Copy out, unchanged, every line from the start of the records to the line that contains "1.391, 1.393, 1.395];", and stop there.

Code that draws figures
###

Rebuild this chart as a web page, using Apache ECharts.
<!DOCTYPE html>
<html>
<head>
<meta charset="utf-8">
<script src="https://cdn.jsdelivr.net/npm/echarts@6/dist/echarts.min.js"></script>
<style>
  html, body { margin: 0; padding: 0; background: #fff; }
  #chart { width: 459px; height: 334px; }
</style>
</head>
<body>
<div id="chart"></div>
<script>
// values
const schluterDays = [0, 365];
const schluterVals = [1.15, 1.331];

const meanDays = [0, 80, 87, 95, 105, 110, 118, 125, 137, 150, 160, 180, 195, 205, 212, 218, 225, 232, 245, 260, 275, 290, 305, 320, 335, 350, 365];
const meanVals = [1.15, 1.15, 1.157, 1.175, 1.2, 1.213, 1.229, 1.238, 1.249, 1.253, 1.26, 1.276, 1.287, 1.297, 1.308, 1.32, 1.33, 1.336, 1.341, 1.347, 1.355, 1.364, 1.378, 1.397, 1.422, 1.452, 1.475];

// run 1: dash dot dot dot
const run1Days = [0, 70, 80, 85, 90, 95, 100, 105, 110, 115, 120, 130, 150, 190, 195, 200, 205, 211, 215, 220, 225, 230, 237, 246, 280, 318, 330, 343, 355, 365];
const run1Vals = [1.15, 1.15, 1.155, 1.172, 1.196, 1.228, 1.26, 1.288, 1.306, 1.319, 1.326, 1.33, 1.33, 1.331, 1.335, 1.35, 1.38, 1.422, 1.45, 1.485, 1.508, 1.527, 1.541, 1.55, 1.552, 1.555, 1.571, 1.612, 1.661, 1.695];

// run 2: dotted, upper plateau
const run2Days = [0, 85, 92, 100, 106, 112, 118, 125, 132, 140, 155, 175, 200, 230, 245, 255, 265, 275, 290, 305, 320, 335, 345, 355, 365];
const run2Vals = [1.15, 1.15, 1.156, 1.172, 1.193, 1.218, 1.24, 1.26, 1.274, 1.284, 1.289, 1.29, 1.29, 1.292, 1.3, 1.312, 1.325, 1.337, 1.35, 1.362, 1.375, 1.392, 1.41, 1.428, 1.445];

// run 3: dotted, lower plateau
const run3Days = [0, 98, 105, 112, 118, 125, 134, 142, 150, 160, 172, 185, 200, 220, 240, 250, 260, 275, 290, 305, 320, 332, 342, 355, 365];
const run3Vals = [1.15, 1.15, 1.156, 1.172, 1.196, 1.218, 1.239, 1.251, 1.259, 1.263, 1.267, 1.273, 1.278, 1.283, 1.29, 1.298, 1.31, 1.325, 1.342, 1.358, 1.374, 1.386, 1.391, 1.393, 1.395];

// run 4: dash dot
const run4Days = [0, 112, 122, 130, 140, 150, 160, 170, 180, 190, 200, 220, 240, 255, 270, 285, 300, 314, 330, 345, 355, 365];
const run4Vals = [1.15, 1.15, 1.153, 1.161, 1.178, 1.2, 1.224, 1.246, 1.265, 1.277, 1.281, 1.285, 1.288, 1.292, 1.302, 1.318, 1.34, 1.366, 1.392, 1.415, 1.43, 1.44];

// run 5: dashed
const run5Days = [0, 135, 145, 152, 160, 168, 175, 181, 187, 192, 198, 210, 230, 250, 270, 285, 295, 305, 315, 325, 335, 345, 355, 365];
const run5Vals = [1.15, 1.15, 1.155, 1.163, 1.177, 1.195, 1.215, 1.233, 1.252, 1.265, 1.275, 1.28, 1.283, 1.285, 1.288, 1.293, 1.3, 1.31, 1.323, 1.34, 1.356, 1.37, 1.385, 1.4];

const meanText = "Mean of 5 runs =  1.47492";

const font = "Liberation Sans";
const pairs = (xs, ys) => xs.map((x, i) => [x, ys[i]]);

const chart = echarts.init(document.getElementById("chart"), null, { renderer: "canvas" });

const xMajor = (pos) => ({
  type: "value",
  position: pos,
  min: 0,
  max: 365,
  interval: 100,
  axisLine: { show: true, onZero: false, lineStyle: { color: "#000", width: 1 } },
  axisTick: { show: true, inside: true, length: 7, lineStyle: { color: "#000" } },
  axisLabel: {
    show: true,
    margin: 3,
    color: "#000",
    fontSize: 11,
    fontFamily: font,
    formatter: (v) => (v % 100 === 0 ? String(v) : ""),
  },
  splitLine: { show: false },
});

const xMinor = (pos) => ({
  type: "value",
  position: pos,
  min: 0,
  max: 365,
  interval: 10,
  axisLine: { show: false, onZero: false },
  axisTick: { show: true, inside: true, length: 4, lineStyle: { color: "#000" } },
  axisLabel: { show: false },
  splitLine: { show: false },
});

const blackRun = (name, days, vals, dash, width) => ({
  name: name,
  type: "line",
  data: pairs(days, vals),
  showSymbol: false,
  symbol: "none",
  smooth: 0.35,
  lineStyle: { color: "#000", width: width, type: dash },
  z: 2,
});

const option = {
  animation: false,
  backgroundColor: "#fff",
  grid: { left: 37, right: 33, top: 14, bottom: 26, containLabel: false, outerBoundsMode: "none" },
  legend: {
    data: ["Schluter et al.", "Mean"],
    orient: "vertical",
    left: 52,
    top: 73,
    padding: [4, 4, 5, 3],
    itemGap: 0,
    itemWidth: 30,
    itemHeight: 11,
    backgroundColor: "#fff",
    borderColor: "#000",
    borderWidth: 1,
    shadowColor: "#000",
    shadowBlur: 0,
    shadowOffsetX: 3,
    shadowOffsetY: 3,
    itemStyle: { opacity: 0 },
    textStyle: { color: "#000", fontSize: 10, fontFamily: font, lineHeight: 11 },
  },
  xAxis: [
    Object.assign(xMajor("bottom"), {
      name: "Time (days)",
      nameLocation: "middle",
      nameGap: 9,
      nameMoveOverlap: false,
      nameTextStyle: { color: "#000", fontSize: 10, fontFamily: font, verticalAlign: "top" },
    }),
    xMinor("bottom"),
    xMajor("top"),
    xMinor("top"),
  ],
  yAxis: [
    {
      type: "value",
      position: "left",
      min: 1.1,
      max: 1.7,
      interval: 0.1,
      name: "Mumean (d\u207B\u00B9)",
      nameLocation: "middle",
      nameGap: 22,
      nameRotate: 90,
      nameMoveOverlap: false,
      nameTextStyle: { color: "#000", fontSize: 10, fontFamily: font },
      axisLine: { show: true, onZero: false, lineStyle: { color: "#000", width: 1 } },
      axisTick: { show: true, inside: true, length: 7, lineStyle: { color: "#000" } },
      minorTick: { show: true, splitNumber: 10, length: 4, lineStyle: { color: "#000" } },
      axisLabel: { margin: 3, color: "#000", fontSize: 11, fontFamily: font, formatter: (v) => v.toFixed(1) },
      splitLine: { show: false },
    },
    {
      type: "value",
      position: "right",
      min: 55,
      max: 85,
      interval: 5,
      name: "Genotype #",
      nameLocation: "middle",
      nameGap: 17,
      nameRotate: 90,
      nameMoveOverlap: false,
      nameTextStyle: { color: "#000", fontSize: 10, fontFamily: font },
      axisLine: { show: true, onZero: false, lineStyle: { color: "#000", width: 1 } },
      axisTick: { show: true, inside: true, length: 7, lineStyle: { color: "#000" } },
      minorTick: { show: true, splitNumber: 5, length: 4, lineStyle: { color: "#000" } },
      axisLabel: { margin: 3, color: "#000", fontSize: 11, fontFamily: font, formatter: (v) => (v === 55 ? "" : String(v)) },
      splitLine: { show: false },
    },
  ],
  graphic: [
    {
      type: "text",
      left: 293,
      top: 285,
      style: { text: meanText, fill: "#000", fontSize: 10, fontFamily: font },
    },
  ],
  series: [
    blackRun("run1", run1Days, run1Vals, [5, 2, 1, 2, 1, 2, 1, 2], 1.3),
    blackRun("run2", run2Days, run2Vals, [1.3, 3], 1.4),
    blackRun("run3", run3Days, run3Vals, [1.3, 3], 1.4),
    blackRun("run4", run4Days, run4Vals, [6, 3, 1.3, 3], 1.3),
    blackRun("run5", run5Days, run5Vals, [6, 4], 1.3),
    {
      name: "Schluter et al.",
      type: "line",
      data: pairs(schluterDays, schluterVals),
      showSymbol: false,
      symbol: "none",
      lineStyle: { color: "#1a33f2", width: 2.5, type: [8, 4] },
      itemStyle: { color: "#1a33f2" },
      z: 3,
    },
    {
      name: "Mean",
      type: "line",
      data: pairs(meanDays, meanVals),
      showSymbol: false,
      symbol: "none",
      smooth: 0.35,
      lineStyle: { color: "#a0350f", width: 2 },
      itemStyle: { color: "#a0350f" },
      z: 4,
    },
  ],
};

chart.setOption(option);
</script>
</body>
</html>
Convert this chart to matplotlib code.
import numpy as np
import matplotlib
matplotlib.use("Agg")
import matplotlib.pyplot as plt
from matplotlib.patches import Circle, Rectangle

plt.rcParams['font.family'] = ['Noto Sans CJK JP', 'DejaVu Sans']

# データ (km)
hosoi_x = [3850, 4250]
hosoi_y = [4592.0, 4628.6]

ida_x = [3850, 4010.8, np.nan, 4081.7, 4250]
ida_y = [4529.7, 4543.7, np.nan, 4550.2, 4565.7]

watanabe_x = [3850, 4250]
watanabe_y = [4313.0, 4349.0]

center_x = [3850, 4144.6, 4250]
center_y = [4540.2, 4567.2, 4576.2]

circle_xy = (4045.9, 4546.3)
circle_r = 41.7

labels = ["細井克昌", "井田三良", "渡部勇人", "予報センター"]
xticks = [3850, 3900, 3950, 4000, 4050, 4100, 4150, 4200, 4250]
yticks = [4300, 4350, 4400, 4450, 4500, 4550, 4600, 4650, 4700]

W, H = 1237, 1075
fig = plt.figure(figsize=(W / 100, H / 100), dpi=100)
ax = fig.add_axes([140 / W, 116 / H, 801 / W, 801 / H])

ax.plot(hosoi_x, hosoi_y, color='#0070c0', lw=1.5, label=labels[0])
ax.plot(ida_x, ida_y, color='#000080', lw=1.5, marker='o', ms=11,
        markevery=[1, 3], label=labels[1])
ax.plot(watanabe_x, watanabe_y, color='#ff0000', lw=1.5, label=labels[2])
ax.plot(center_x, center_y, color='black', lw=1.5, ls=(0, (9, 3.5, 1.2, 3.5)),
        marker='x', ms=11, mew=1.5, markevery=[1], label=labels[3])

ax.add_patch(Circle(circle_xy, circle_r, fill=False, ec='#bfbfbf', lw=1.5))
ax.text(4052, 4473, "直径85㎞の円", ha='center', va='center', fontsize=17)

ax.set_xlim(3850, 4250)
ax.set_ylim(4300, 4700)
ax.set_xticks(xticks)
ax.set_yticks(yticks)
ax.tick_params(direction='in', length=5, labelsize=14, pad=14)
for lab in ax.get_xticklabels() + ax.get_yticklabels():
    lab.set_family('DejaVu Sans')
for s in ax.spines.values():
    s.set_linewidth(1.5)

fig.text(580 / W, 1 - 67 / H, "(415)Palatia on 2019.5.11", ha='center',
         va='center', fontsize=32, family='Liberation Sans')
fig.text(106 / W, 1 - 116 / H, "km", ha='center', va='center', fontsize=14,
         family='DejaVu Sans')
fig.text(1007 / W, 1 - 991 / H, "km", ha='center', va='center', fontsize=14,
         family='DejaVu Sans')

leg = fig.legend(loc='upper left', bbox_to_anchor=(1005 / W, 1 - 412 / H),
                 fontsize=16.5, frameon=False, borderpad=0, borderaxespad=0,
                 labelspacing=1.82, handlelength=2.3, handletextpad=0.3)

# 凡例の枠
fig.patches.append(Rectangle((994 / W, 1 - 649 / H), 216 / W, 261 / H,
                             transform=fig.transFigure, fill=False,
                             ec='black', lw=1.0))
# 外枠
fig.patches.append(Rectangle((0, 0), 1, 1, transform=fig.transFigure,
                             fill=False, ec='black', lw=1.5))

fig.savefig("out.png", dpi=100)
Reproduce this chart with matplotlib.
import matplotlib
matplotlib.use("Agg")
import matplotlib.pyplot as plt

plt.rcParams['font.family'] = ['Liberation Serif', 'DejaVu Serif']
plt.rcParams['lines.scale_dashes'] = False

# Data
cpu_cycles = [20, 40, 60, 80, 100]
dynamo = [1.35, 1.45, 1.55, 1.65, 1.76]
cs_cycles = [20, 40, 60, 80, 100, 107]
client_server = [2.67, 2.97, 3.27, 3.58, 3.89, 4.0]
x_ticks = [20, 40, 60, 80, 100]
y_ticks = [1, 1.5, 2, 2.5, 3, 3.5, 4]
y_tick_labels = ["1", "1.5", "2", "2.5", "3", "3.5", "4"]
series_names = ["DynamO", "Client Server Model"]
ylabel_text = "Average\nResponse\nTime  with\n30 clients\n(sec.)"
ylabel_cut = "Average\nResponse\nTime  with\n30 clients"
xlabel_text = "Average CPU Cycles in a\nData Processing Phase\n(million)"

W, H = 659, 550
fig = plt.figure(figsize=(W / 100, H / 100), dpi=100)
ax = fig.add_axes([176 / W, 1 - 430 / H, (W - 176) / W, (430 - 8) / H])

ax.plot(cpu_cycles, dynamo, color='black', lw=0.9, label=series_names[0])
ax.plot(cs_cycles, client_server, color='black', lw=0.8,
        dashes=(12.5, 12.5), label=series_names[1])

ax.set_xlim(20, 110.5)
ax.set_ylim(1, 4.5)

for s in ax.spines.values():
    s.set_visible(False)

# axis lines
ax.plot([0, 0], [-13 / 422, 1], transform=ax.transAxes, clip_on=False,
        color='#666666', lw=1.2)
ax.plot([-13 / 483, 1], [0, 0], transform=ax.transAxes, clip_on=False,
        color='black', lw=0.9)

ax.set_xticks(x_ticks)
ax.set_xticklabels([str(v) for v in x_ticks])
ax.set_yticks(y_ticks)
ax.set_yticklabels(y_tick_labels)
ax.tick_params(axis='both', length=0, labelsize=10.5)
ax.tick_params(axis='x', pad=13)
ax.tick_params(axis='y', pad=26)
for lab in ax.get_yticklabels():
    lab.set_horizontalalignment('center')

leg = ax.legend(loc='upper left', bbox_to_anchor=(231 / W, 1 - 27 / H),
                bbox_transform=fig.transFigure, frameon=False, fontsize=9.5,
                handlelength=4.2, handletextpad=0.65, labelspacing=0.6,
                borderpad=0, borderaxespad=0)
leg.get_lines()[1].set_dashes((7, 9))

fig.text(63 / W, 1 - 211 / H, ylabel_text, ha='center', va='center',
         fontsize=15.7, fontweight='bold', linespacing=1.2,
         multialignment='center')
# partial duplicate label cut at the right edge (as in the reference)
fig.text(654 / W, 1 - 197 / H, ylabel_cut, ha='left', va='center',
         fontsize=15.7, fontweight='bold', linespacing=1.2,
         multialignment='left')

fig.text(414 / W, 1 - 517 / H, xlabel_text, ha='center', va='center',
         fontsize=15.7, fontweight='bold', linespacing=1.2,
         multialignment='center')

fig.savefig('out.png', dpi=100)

###

* **Full solution**
Rebuild this chart as a web page, using Apache ECharts.
<!DOCTYPE html>
<html>
<head>
<meta charset="utf-8">
<script src="https://cdn.jsdelivr.net/npm/echarts@6/dist/echarts.min.js"></script>
<style>
  html, body { margin: 0; padding: 0; background: #fff; }
  #chart { width: 459px; height: 334px; }
</style>
</head>
<body>
<div id="chart"></div>
<script>
// values
const schluterDays = [0, 365];
const schluterVals = [1.15, 1.331];

const meanDays = [0, 80, 87, 95, 105, 110, 118, 125, 137, 150, 160, 180, 195, 205, 212, 218, 225, 232, 245, 260, 275, 290, 305, 320, 335, 350, 365];
const meanVals = [1.15, 1.15, 1.157, 1.175, 1.2, 1.213, 1.229, 1.238, 1.249, 1.253, 1.26, 1.276, 1.287, 1.297, 1.308, 1.32, 1.33, 1.336, 1.341, 1.347, 1.355, 1.364, 1.378, 1.397, 1.422, 1.452, 1.475];

// run 1: dash dot dot dot
const run1Days = [0, 70, 80, 85, 90, 95, 100, 105, 110, 115, 120, 130, 150, 190, 195, 200, 205, 211, 215, 220, 225, 230, 237, 246, 280, 318, 330, 343, 355, 365];
const run1Vals = [1.15, 1.15, 1.155, 1.172, 1.196, 1.228, 1.26, 1.288, 1.306, 1.319, 1.326, 1.33, 1.33, 1.331, 1.335, 1.35, 1.38, 1.422, 1.45, 1.485, 1.508, 1.527, 1.541, 1.55, 1.552, 1.555, 1.571, 1.612, 1.661, 1.695];

// run 2: dotted, upper plateau
const run2Days = [0, 85, 92, 100, 106, 112, 118, 125, 132, 140, 155, 175, 200, 230, 245, 255, 265, 275, 290, 305, 320, 335, 345, 355, 365];
const run2Vals = [1.15, 1.15, 1.156, 1.172, 1.193, 1.218, 1.24, 1.26, 1.274, 1.284, 1.289, 1.29, 1.29, 1.292, 1.3, 1.312, 1.325, 1.337, 1.35, 1.362, 1.375, 1.392, 1.41, 1.428, 1.445];

// run 3: dotted, lower plateau
const run3Days = [0, 98, 105, 112, 118, 125, 134, 142, 150, 160, 172, 185, 200, 220, 240, 250, 260, 275, 290, 305, 320, 332, 342, 355, 365];
const run3Vals = [1.15, 1.15, 1.156, 1.172, 1.196, 1.218, 1.239, 1.251, 1.259, 1.263, 1.267, 1.273, 1.278, 1.283, 1.29, 1.298, 1.31, 1.325, 1.342, 1.358, 1.374, 1.386, 1.391, 1.393, 1.395];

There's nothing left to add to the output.